_Work to be completed_
Print the records below exactly, starting at the first line and stopping after the line that contains "minimum width=151pt] (root)". Leave out any pictures.

_Extracted information_

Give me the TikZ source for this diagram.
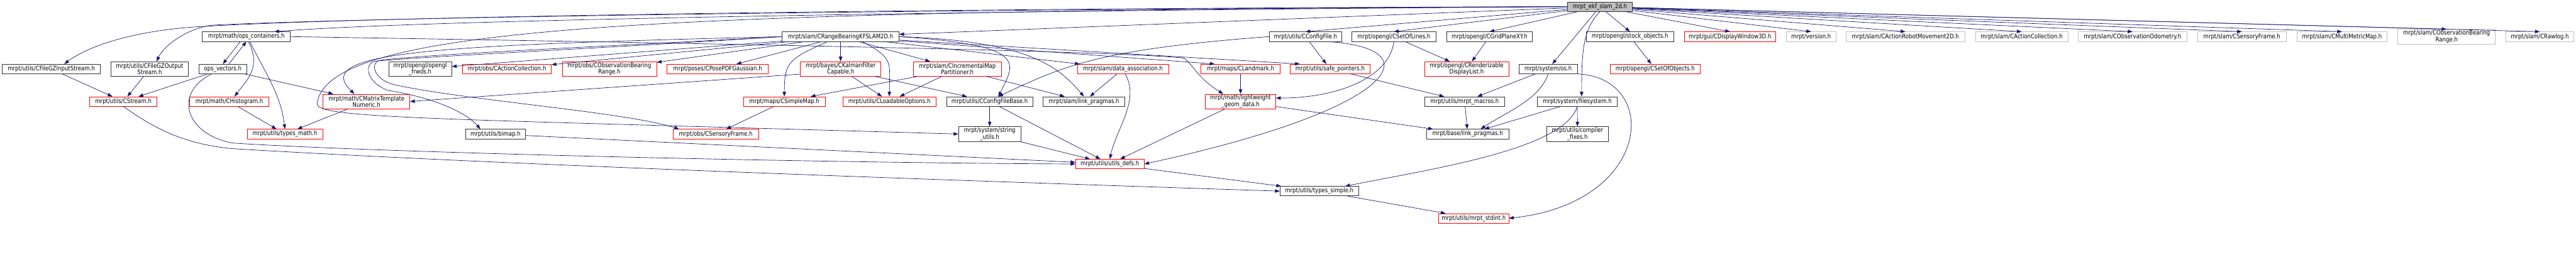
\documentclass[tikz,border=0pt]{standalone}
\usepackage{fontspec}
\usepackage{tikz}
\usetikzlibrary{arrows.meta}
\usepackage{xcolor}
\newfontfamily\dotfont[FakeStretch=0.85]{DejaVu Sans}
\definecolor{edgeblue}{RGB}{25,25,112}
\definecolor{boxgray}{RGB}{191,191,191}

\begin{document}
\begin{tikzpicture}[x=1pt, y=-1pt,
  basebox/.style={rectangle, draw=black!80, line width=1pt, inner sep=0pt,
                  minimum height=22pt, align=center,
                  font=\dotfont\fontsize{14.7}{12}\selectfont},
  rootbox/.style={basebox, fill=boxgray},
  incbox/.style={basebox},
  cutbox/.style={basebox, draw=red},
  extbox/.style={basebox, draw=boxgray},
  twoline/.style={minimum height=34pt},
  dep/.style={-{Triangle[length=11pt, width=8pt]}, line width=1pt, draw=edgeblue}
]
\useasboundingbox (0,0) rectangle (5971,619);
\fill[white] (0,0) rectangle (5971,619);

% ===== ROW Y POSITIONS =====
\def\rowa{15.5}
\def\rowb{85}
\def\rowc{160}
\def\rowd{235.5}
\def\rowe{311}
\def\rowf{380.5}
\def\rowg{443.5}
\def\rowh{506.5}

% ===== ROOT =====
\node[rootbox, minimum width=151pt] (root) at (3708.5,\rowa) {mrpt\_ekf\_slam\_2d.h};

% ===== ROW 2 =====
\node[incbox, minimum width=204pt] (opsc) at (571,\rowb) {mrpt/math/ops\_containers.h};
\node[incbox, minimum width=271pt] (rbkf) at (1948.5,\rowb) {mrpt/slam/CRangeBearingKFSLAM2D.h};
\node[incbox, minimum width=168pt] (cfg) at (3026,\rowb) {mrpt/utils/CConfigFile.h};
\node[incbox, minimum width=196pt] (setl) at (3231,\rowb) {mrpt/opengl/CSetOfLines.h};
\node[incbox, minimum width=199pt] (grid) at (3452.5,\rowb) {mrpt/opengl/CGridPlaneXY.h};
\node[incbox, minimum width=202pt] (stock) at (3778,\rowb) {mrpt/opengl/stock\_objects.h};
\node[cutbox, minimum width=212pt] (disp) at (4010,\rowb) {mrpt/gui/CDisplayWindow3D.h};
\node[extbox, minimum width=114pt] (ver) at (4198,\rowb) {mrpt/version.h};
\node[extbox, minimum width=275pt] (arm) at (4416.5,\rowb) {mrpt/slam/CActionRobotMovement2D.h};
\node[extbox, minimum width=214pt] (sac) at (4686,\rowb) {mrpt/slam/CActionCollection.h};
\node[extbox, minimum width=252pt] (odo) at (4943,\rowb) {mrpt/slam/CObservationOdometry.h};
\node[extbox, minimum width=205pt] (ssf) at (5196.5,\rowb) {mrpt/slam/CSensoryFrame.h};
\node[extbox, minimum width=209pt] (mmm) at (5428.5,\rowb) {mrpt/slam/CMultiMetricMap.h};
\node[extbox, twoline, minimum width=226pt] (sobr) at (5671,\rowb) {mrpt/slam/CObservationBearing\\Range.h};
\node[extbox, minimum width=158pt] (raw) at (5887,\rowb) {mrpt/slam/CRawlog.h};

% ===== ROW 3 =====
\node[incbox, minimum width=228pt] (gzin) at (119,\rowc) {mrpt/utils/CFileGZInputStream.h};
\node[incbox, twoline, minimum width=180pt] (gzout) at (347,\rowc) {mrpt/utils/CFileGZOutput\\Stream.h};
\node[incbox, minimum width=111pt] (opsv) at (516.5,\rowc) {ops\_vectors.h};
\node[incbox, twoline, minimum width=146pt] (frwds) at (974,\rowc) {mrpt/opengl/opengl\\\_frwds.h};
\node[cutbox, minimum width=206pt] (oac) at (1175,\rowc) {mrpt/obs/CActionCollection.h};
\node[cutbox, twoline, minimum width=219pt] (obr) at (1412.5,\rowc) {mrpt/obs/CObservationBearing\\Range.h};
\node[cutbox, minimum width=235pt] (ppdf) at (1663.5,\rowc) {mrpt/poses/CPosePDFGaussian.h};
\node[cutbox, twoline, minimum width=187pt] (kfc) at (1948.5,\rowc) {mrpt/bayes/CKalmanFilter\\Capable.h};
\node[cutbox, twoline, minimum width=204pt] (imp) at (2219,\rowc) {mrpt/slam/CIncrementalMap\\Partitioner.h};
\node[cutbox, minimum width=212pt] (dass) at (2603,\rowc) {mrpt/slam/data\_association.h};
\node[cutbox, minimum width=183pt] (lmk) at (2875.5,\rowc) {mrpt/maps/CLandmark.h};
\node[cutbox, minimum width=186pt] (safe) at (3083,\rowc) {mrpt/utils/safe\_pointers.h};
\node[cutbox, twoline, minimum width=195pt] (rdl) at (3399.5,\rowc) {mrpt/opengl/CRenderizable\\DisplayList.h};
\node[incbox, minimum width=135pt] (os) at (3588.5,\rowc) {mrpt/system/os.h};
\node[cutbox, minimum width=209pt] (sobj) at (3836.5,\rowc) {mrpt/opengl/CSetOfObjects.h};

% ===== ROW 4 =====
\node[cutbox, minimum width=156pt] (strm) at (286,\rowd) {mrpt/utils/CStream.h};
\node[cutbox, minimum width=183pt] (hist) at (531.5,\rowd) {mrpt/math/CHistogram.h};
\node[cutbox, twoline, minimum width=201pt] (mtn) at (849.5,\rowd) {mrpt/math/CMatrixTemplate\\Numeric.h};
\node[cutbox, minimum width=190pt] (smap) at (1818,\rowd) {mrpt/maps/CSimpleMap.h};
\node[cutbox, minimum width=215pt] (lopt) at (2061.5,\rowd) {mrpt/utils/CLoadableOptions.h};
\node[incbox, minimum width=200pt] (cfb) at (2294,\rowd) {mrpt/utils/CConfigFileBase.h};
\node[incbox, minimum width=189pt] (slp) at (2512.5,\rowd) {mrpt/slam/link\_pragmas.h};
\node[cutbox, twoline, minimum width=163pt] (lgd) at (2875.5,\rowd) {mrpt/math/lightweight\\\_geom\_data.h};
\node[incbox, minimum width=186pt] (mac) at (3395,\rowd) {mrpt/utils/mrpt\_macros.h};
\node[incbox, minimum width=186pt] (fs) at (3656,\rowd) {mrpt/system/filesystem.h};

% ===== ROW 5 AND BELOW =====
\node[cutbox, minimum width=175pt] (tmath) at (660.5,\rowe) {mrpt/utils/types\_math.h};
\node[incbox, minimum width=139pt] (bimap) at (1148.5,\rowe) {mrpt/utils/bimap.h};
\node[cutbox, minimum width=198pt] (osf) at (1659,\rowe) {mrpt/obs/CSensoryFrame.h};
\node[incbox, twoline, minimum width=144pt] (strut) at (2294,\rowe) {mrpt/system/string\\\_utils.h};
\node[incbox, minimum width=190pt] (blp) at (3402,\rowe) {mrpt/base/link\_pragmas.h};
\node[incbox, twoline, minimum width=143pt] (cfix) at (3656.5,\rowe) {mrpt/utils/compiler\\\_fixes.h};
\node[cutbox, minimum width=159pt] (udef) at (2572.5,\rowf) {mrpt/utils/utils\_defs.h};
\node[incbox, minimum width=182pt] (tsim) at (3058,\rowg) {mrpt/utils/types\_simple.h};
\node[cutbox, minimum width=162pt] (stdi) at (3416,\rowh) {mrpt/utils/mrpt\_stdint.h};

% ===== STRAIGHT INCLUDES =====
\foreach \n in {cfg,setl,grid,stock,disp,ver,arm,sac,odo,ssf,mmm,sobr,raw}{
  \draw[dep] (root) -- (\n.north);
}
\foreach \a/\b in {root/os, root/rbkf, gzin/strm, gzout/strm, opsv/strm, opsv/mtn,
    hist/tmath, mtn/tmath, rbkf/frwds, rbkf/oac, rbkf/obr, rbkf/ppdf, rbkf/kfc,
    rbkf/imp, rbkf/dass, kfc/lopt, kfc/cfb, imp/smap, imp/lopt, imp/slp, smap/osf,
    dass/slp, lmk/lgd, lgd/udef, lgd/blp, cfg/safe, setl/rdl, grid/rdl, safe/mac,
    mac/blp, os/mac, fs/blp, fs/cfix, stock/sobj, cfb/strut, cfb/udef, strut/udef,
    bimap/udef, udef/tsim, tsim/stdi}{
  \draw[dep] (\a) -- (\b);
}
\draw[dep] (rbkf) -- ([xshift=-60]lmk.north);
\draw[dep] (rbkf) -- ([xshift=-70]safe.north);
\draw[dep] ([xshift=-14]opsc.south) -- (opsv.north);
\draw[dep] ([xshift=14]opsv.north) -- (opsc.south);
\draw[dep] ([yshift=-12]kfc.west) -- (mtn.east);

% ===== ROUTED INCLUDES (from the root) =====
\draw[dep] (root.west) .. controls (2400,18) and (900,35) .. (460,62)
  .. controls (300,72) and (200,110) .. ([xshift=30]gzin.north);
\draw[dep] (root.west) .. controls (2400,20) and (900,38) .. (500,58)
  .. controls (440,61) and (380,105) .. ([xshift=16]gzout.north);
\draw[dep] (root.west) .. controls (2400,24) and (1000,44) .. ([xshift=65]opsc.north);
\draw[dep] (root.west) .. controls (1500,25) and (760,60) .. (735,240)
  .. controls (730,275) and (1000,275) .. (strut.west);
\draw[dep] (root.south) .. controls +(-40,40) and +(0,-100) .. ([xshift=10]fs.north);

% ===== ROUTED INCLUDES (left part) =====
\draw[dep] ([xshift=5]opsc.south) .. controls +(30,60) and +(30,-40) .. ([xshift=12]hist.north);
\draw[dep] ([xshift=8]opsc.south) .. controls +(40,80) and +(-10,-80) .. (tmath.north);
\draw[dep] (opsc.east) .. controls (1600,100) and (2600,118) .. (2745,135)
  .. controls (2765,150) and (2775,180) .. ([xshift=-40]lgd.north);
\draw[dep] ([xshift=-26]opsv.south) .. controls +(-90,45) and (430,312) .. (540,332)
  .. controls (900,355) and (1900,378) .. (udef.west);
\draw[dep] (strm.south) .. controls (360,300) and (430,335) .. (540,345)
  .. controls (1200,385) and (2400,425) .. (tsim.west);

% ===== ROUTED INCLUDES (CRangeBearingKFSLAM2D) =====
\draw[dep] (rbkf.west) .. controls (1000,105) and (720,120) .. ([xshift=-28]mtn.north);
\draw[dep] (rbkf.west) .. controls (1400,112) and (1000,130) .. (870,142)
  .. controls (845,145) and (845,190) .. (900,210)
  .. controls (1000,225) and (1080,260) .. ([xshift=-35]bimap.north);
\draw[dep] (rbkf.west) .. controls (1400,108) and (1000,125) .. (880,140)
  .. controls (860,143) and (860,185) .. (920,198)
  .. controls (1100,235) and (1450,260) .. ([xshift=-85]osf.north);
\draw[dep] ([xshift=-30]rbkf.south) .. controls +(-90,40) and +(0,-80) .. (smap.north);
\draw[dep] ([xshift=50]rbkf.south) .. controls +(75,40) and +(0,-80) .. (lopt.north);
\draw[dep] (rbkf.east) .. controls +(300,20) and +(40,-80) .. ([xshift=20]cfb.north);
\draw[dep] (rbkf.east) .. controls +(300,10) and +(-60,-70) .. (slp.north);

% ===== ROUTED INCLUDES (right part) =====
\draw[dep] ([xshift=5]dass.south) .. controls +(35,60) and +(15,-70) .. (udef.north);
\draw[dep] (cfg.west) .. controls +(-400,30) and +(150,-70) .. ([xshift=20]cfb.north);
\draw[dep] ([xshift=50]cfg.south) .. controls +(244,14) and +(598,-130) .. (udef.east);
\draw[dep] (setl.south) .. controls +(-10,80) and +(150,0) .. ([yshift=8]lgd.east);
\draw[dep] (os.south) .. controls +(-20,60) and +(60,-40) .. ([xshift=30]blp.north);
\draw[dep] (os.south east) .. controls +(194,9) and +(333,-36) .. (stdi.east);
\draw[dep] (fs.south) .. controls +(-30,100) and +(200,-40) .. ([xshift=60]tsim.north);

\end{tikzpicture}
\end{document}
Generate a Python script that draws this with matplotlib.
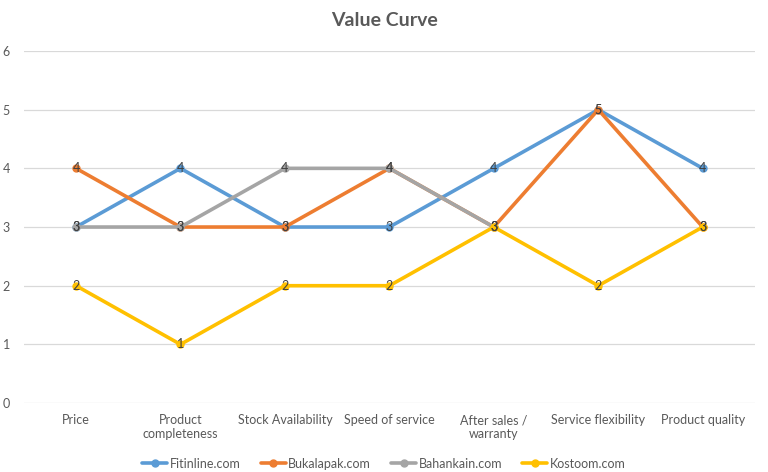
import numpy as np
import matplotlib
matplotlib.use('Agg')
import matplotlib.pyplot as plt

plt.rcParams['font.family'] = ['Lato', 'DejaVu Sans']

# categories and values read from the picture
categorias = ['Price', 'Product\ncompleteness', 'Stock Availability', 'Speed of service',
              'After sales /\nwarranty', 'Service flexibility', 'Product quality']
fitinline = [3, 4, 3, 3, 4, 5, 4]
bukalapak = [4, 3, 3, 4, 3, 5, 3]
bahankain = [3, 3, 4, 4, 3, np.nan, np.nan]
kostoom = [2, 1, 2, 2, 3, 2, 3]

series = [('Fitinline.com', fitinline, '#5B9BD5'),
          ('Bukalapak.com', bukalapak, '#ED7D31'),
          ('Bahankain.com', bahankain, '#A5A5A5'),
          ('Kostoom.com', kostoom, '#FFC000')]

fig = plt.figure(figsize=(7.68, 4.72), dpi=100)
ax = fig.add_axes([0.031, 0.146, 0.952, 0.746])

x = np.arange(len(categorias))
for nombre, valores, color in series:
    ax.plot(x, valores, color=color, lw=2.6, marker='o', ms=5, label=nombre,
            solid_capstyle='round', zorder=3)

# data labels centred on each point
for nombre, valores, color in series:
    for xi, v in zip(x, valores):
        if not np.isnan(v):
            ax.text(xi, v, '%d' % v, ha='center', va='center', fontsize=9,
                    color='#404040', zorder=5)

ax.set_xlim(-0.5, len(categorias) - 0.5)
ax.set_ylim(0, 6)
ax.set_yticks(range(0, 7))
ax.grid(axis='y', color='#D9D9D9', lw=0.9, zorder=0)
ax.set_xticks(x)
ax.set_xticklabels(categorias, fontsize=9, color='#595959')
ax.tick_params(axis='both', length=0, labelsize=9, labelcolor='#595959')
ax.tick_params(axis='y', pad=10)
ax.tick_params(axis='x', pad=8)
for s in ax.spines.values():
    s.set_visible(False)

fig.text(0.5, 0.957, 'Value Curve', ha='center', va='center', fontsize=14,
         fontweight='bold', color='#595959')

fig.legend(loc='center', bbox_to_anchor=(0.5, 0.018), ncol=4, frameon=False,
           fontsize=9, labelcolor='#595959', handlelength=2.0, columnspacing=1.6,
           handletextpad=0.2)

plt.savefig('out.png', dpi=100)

_Exercise solution_
Give me the TikZ source for this diagram.
\documentclass[tikz,border=0pt]{standalone}
\usepackage{fontspec}
\usepackage{tikz}
\usetikzlibrary{arrows.meta}
\usepackage{xcolor}
\newfontfamily\dotfont[FakeStretch=0.85]{DejaVu Sans}
\definecolor{edgeblue}{RGB}{25,25,112}
\definecolor{boxgray}{RGB}{191,191,191}

\begin{document}
\begin{tikzpicture}[x=1pt, y=-1pt,
  basebox/.style={rectangle, draw=black!80, line width=1pt, inner sep=0pt,
                  minimum height=22pt, align=center,
                  font=\dotfont\fontsize{14.7}{12}\selectfont},
  rootbox/.style={basebox, fill=boxgray},
  incbox/.style={basebox},
  cutbox/.style={basebox, draw=red},
  extbox/.style={basebox, draw=boxgray},
  twoline/.style={minimum height=34pt},
  dep/.style={-{Triangle[length=11pt, width=8pt]}, line width=1pt, draw=edgeblue}
]
\useasboundingbox (0,0) rectangle (5971,619);
\fill[white] (0,0) rectangle (5971,619);

% ===== ROW Y POSITIONS =====
\def\rowa{15.5}
\def\rowb{85}
\def\rowc{160}
\def\rowd{235.5}
\def\rowe{311}
\def\rowf{380.5}
\def\rowg{443.5}
\def\rowh{506.5}

% ===== ROOT =====
\node[rootbox, minimum width=151pt] (root) at (3708.5,\rowa) {mrpt\_ekf\_slam\_2d.h};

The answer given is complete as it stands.